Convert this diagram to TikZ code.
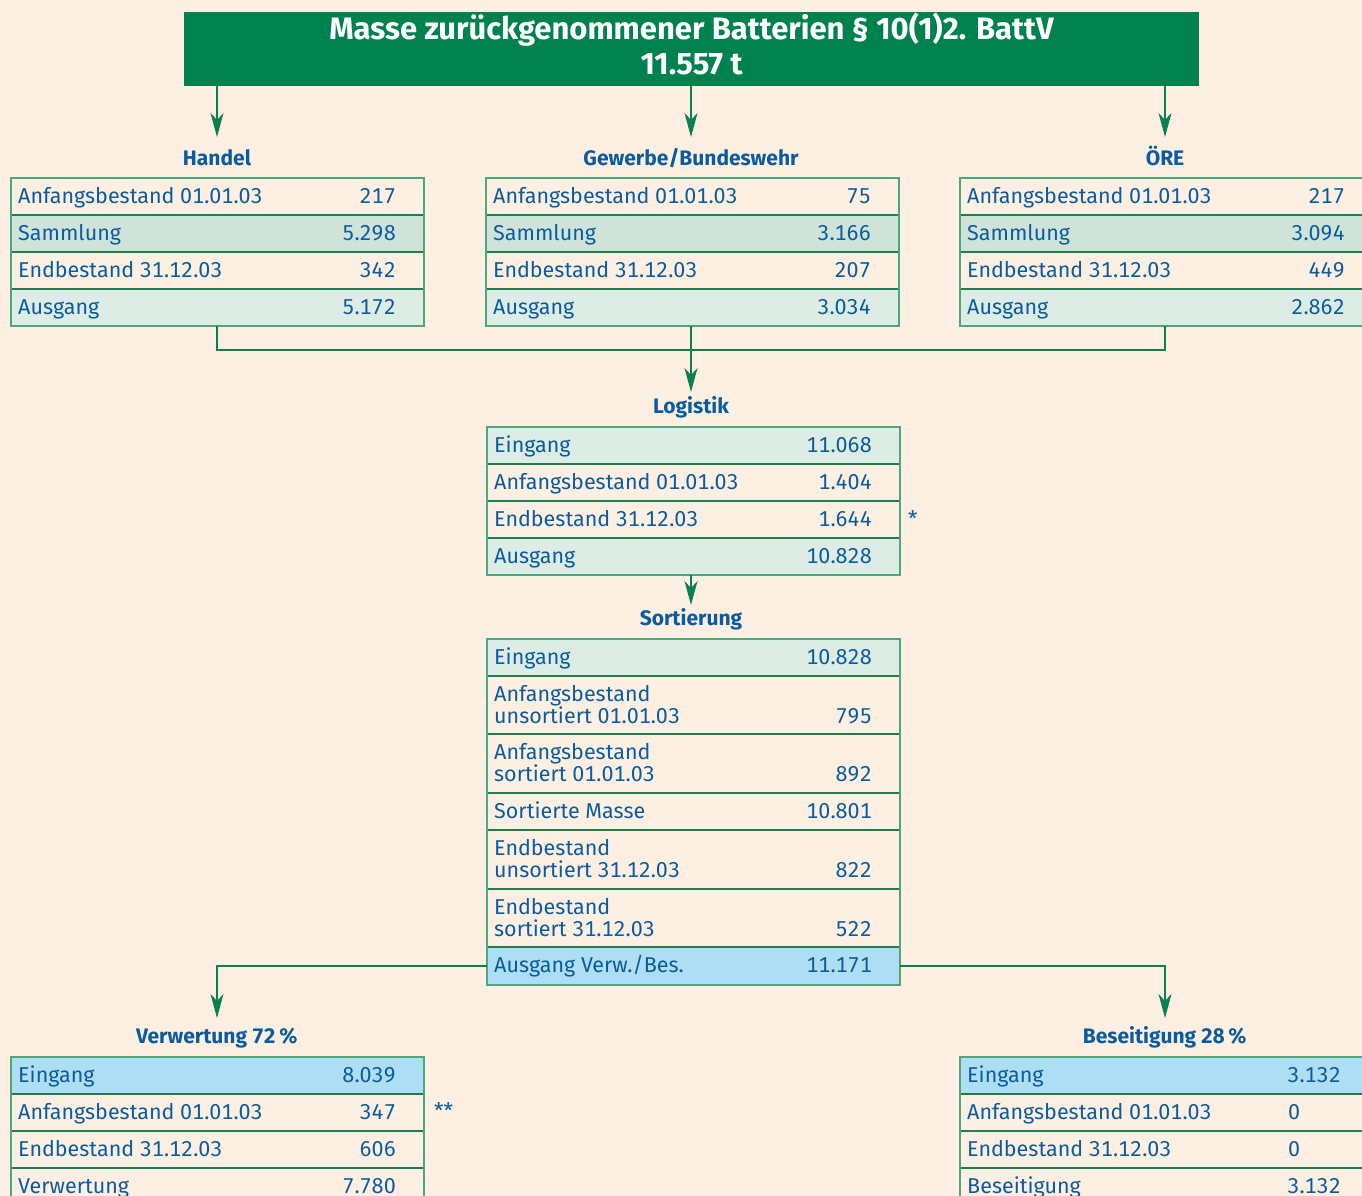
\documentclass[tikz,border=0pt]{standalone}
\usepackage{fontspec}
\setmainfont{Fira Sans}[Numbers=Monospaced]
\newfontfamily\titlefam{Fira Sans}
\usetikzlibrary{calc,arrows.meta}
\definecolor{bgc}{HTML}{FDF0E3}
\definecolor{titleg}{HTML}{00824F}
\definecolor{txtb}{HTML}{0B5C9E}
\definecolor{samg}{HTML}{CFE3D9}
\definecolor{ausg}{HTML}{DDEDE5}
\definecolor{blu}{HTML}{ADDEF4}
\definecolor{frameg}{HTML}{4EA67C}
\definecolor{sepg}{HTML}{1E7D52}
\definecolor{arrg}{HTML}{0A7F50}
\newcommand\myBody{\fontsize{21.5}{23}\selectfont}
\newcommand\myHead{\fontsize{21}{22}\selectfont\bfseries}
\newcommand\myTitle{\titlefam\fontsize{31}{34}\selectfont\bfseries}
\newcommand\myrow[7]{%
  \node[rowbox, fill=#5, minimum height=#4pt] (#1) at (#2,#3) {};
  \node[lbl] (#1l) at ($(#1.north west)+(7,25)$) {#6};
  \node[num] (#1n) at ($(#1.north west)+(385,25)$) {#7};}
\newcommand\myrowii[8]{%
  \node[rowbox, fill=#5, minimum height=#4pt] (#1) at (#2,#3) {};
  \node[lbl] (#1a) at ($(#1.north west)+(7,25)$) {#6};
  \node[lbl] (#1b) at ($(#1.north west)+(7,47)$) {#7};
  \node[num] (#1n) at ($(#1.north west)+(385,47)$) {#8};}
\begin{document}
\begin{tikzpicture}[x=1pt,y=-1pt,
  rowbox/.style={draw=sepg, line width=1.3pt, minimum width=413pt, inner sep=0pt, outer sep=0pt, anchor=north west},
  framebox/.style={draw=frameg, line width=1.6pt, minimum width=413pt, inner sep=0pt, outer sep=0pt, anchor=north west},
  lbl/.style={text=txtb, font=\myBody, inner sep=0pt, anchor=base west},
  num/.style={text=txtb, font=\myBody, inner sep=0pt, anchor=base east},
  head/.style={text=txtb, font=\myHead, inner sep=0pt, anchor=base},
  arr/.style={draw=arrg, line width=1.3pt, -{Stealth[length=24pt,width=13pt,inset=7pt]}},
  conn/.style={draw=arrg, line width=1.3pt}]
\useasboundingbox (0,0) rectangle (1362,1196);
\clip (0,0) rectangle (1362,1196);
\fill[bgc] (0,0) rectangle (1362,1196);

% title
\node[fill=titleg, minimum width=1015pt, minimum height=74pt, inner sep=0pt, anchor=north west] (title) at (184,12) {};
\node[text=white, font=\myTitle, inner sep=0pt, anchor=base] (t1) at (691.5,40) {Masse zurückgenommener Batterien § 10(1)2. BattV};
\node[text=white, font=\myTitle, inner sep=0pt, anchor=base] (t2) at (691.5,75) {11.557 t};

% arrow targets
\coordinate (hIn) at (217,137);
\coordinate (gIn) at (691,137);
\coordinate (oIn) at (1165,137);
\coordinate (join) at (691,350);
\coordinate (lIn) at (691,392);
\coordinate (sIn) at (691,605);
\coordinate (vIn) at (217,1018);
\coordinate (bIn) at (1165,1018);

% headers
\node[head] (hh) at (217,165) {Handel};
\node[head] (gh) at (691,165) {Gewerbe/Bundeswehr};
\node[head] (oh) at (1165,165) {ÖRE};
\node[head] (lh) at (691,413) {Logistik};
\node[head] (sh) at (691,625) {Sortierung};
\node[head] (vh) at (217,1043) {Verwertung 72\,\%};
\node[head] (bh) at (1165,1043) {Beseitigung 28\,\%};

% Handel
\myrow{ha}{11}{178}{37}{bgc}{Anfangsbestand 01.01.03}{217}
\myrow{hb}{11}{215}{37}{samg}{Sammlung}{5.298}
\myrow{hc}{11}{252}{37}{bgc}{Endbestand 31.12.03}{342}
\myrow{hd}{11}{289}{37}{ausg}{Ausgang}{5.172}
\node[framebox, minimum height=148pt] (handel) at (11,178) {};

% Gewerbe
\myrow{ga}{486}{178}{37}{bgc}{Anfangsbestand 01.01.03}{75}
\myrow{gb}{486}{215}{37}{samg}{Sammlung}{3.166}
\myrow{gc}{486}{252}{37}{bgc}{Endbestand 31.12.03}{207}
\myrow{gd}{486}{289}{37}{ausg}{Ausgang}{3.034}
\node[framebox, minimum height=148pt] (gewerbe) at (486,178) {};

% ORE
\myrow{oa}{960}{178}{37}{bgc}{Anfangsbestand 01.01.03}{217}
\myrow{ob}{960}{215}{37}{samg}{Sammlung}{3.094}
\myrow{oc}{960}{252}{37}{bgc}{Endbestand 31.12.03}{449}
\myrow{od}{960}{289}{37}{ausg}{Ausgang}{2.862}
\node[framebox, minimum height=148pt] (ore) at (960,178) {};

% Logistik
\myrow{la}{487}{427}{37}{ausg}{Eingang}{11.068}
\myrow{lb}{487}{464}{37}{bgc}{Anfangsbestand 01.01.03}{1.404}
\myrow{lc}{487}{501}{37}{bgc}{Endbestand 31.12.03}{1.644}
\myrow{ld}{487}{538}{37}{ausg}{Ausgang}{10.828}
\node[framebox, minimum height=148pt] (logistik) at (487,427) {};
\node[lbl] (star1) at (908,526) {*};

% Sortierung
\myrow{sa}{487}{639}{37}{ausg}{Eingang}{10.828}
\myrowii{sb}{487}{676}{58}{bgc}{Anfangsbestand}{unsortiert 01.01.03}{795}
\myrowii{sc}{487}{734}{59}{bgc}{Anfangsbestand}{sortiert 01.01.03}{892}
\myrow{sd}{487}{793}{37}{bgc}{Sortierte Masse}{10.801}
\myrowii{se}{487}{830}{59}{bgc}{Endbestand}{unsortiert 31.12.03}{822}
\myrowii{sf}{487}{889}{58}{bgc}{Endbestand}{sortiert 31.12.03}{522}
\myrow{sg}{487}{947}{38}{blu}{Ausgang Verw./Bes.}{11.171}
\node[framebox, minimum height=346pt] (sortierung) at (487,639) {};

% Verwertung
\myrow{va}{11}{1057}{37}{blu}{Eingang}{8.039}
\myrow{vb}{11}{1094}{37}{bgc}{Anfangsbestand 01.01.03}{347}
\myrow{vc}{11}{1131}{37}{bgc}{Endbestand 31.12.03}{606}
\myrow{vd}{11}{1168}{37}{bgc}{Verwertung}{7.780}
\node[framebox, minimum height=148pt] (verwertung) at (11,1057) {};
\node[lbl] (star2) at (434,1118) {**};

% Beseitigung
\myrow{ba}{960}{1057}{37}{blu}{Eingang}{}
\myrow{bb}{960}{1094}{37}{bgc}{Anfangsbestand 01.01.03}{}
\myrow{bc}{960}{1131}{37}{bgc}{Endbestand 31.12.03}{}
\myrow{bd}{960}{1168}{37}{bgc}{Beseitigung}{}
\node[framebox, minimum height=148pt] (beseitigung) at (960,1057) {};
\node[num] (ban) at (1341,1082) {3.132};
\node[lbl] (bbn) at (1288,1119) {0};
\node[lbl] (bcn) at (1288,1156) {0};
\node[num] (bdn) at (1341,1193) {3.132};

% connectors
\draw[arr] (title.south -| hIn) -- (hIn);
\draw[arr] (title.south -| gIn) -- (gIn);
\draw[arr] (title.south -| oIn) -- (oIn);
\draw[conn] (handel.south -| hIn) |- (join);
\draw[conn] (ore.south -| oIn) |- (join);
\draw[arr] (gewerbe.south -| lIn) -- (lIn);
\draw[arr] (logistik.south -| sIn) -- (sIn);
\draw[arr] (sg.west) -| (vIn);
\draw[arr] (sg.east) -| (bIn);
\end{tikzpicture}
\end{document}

____________________

=== EXERCISE TASK ===
Take the data above and repeat it exactly, leaving each picture out.

=== TASK SOLUTION ===
Convert this diagram to TikZ code.
\documentclass[tikz,border=0pt]{standalone}
\usepackage{fontspec}
\setmainfont{Fira Sans}[Numbers=Monospaced]
\newfontfamily\titlefam{Fira Sans}
\usetikzlibrary{calc,arrows.meta}
\definecolor{bgc}{HTML}{FDF0E3}
\definecolor{titleg}{HTML}{00824F}
\definecolor{txtb}{HTML}{0B5C9E}
\definecolor{samg}{HTML}{CFE3D9}
\definecolor{ausg}{HTML}{DDEDE5}
\definecolor{blu}{HTML}{ADDEF4}
\definecolor{frameg}{HTML}{4EA67C}
\definecolor{sepg}{HTML}{1E7D52}
\definecolor{arrg}{HTML}{0A7F50}
\newcommand\myBody{\fontsize{21.5}{23}\selectfont}
\newcommand\myHead{\fontsize{21}{22}\selectfont\bfseries}
\newcommand\myTitle{\titlefam\fontsize{31}{34}\selectfont\bfseries}
\newcommand\myrow[7]{%
  \node[rowbox, fill=#5, minimum height=#4pt] (#1) at (#2,#3) {};
  \node[lbl] (#1l) at ($(#1.north west)+(7,25)$) {#6};
  \node[num] (#1n) at ($(#1.north west)+(385,25)$) {#7};}
\newcommand\myrowii[8]{%
  \node[rowbox, fill=#5, minimum height=#4pt] (#1) at (#2,#3) {};
  \node[lbl] (#1a) at ($(#1.north west)+(7,25)$) {#6};
  \node[lbl] (#1b) at ($(#1.north west)+(7,47)$) {#7};
  \node[num] (#1n) at ($(#1.north west)+(385,47)$) {#8};}
\begin{document}
\begin{tikzpicture}[x=1pt,y=-1pt,
  rowbox/.style={draw=sepg, line width=1.3pt, minimum width=413pt, inner sep=0pt, outer sep=0pt, anchor=north west},
  framebox/.style={draw=frameg, line width=1.6pt, minimum width=413pt, inner sep=0pt, outer sep=0pt, anchor=north west},
  lbl/.style={text=txtb, font=\myBody, inner sep=0pt, anchor=base west},
  num/.style={text=txtb, font=\myBody, inner sep=0pt, anchor=base east},
  head/.style={text=txtb, font=\myHead, inner sep=0pt, anchor=base},
  arr/.style={draw=arrg, line width=1.3pt, -{Stealth[length=24pt,width=13pt,inset=7pt]}},
  conn/.style={draw=arrg, line width=1.3pt}]
\useasboundingbox (0,0) rectangle (1362,1196);
\clip (0,0) rectangle (1362,1196);
\fill[bgc] (0,0) rectangle (1362,1196);

% title
\node[fill=titleg, minimum width=1015pt, minimum height=74pt, inner sep=0pt, anchor=north west] (title) at (184,12) {};
\node[text=white, font=\myTitle, inner sep=0pt, anchor=base] (t1) at (691.5,40) {Masse zurückgenommener Batterien § 10(1)2. BattV};
\node[text=white, font=\myTitle, inner sep=0pt, anchor=base] (t2) at (691.5,75) {11.557 t};

% arrow targets
\coordinate (hIn) at (217,137);
\coordinate (gIn) at (691,137);
\coordinate (oIn) at (1165,137);
\coordinate (join) at (691,350);
\coordinate (lIn) at (691,392);
\coordinate (sIn) at (691,605);
\coordinate (vIn) at (217,1018);
\coordinate (bIn) at (1165,1018);

% headers
\node[head] (hh) at (217,165) {Handel};
\node[head] (gh) at (691,165) {Gewerbe/Bundeswehr};
\node[head] (oh) at (1165,165) {ÖRE};
\node[head] (lh) at (691,413) {Logistik};
\node[head] (sh) at (691,625) {Sortierung};
\node[head] (vh) at (217,1043) {Verwertung 72\,\%};
\node[head] (bh) at (1165,1043) {Beseitigung 28\,\%};

% Handel
\myrow{ha}{11}{178}{37}{bgc}{Anfangsbestand 01.01.03}{217}
\myrow{hb}{11}{215}{37}{samg}{Sammlung}{5.298}
\myrow{hc}{11}{252}{37}{bgc}{Endbestand 31.12.03}{342}
\myrow{hd}{11}{289}{37}{ausg}{Ausgang}{5.172}
\node[framebox, minimum height=148pt] (handel) at (11,178) {};

% Gewerbe
\myrow{ga}{486}{178}{37}{bgc}{Anfangsbestand 01.01.03}{75}
\myrow{gb}{486}{215}{37}{samg}{Sammlung}{3.166}
\myrow{gc}{486}{252}{37}{bgc}{Endbestand 31.12.03}{207}
\myrow{gd}{486}{289}{37}{ausg}{Ausgang}{3.034}
\node[framebox, minimum height=148pt] (gewerbe) at (486,178) {};

% ORE
\myrow{oa}{960}{178}{37}{bgc}{Anfangsbestand 01.01.03}{217}
\myrow{ob}{960}{215}{37}{samg}{Sammlung}{3.094}
\myrow{oc}{960}{252}{37}{bgc}{Endbestand 31.12.03}{449}
\myrow{od}{960}{289}{37}{ausg}{Ausgang}{2.862}
\node[framebox, minimum height=148pt] (ore) at (960,178) {};

% Logistik
\myrow{la}{487}{427}{37}{ausg}{Eingang}{11.068}
\myrow{lb}{487}{464}{37}{bgc}{Anfangsbestand 01.01.03}{1.404}
\myrow{lc}{487}{501}{37}{bgc}{Endbestand 31.12.03}{1.644}
\myrow{ld}{487}{538}{37}{ausg}{Ausgang}{10.828}
\node[framebox, minimum height=148pt] (logistik) at (487,427) {};
\node[lbl] (star1) at (908,526) {*};

% Sortierung
\myrow{sa}{487}{639}{37}{ausg}{Eingang}{10.828}
\myrowii{sb}{487}{676}{58}{bgc}{Anfangsbestand}{unsortiert 01.01.03}{795}
\myrowii{sc}{487}{734}{59}{bgc}{Anfangsbestand}{sortiert 01.01.03}{892}
\myrow{sd}{487}{793}{37}{bgc}{Sortierte Masse}{10.801}
\myrowii{se}{487}{830}{59}{bgc}{Endbestand}{unsortiert 31.12.03}{822}
\myrowii{sf}{487}{889}{58}{bgc}{Endbestand}{sortiert 31.12.03}{522}
\myrow{sg}{487}{947}{38}{blu}{Ausgang Verw./Bes.}{11.171}
\node[framebox, minimum height=346pt] (sortierung) at (487,639) {};

% Verwertung
\myrow{va}{11}{1057}{37}{blu}{Eingang}{8.039}
\myrow{vb}{11}{1094}{37}{bgc}{Anfangsbestand 01.01.03}{347}
\myrow{vc}{11}{1131}{37}{bgc}{Endbestand 31.12.03}{606}
\myrow{vd}{11}{1168}{37}{bgc}{Verwertung}{7.780}
\node[framebox, minimum height=148pt] (verwertung) at (11,1057) {};
\node[lbl] (star2) at (434,1118) {**};

% Beseitigung
\myrow{ba}{960}{1057}{37}{blu}{Eingang}{}
\myrow{bb}{960}{1094}{37}{bgc}{Anfangsbestand 01.01.03}{}
\myrow{bc}{960}{1131}{37}{bgc}{Endbestand 31.12.03}{}
\myrow{bd}{960}{1168}{37}{bgc}{Beseitigung}{}
\node[framebox, minimum height=148pt] (beseitigung) at (960,1057) {};
\node[num] (ban) at (1341,1082) {3.132};
\node[lbl] (bbn) at (1288,1119) {0};
\node[lbl] (bcn) at (1288,1156) {0};
\node[num] (bdn) at (1341,1193) {3.132};

% connectors
\draw[arr] (title.south -| hIn) -- (hIn);
\draw[arr] (title.south -| gIn) -- (gIn);
\draw[arr] (title.south -| oIn) -- (oIn);
\draw[conn] (handel.south -| hIn) |- (join);
\draw[conn] (ore.south -| oIn) |- (join);
\draw[arr] (gewerbe.south -| lIn) -- (lIn);
\draw[arr] (logistik.south -| sIn) -- (sIn);
\draw[arr] (sg.west) -| (vIn);
\draw[arr] (sg.east) -| (bIn);
\end{tikzpicture}
\end{document}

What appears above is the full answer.